The activities of the Italian IPA group include different topics: mainly relict periglacial features in the Apennines; permafrost distribution and monitoring, and periglacial features in the Alps. Moreover, Italians researchers are deeply involved in the Italian Antarctic Research Project.
A project lead by Mauro Guglielmin (Insubria University) about permafrost, ecosystems and climate change is running until the 2006/2007 Antarctic season with four main research goals: permafrost and active layer monitoring, active layer and vegetation relationships, ground ice distribution and ice wedges dynamics, granite weathering processes. Some results of these research have already been published, and presented at conferences. During the last Antarctic campaign, a new CALM grid and an automatic active layer monitoring station were established on Signy Island in cooperation with the British Antarctic Survey, very close to the site where Chambers in the 1960s studied periglacial features and measured the active layer. During the 2005/06 summer, a drilling and coring program is planned in cooperation with New Zealand researchers (Megan Balks and Jackie Aislabie) at Marble Point and Bull Pass (Dry Valleys) to enlarge the Antarctic permafrost monitoring network within the ANTPAS framework.
In Italy, the project «Cryoalp», led by M. Guglielmin and supported by the Italian Institute of Mountain Research, started last year and aims at studying permafrost ground ice (as a potential palaeoclimate archive) and the hydrology of high mountain permafrost areas. Within «Cryoalp», three new boreholes ranging between 15 and 24 m deep were equipped with automatic permafrost monitoring stations and the Stelvio PACE borehole equipment was improved.
In the Aosta Valley (NW Italy), the Insubria University and ARPA continued collaboration leading to the instrumentation of a CALM grid and two boreholes (6 and 43 m deep) close to Cervinia, and to the set-up of rock temperature monitoring on the south face of Matterhorn, to better understand the high rock fall frequency that has characterized this rock face for the last four years, and particularly in the summer of 2003.
Adriano Ribolini continued monitoring the active layer of some rock glaciers in the Maritime Alps. His geophysical studies of the internal structure of rock glaciers of that area, such as the Schiantala rock glacier, will allow him to define the relationships between rock glacier and glacier evolution in the Maritime Alps.
Marco Firpo and Cristiano Queirolo are studying relict block streams and block fields around Mont Beigua (Genova area), describing the surface morphology using high-resolution systems and analysing the relationships between the local geology and the distribution pattern of these block accumulations.

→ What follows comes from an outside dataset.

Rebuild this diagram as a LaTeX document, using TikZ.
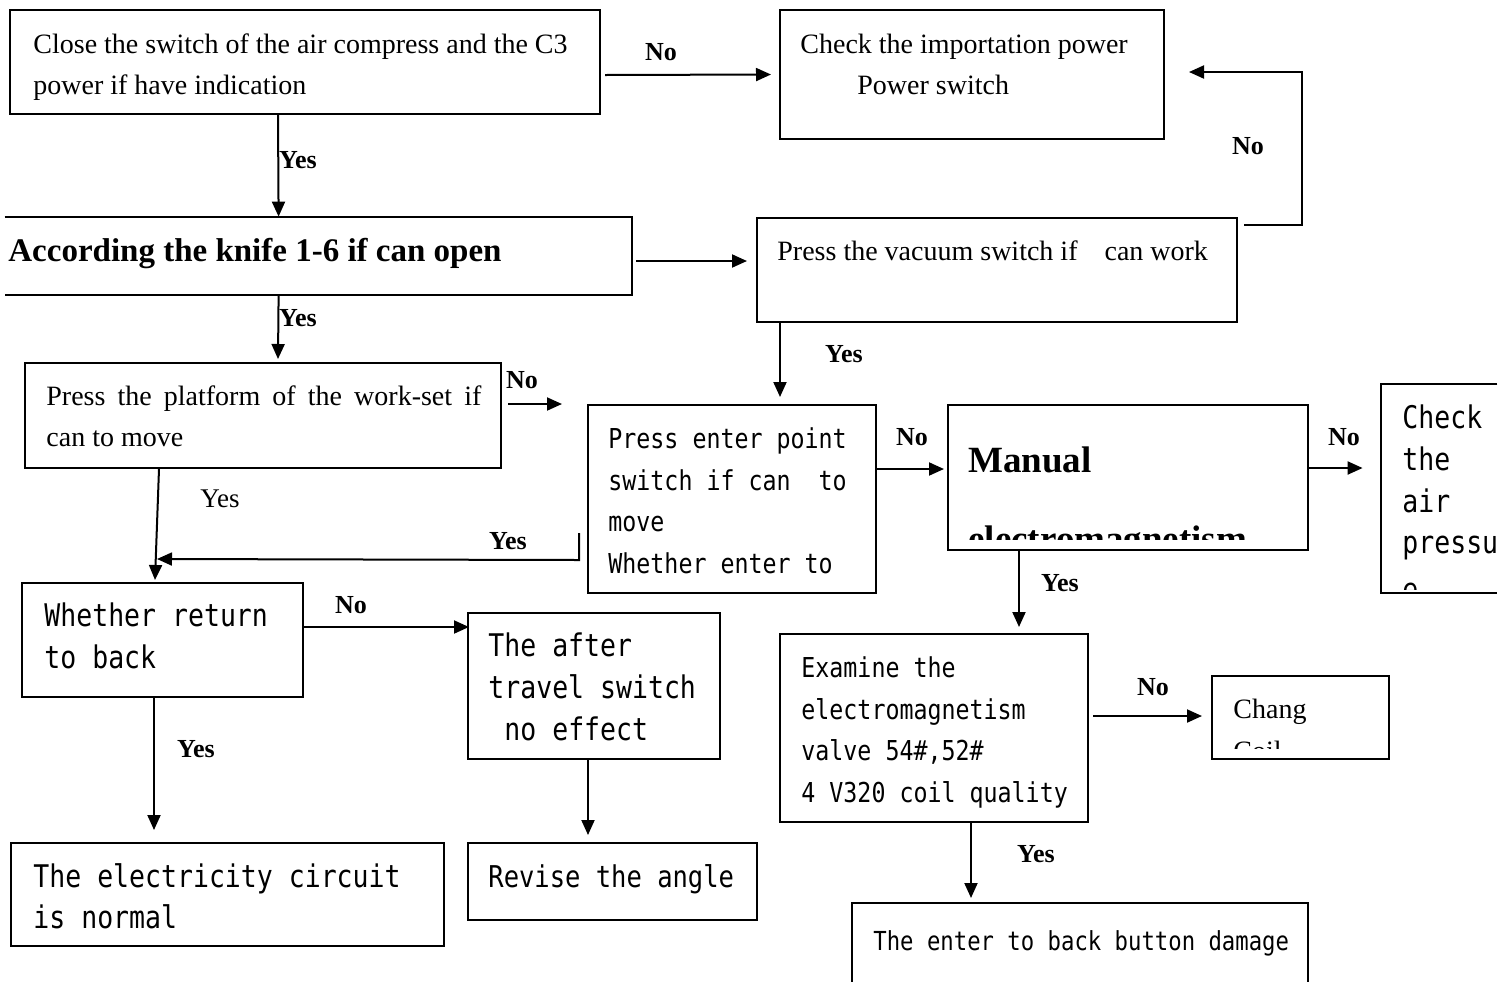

The AIGEO group on Periglacial Relict Features has finished its experimentation of a new systematic sedimentological and morphological approach to periglacial deposits in the Apennines. Fabio Scarciglia and others analysed granite weathering in Calabria and proved the influence of some periglacial processes on soil formations in the Southern Italian Apennines.
In cooperation with the Stelvio National Park, Nicoletta Cannone pursued her research on the relationships between periglacial features such as polygons, rock glacier, solifluction lobes and vegetation colonization, especially in the Central Italian Alps. Moreover, she continues a long-term monitoring of scree slopes dynamics and vegetation colonization within the permafrost belt.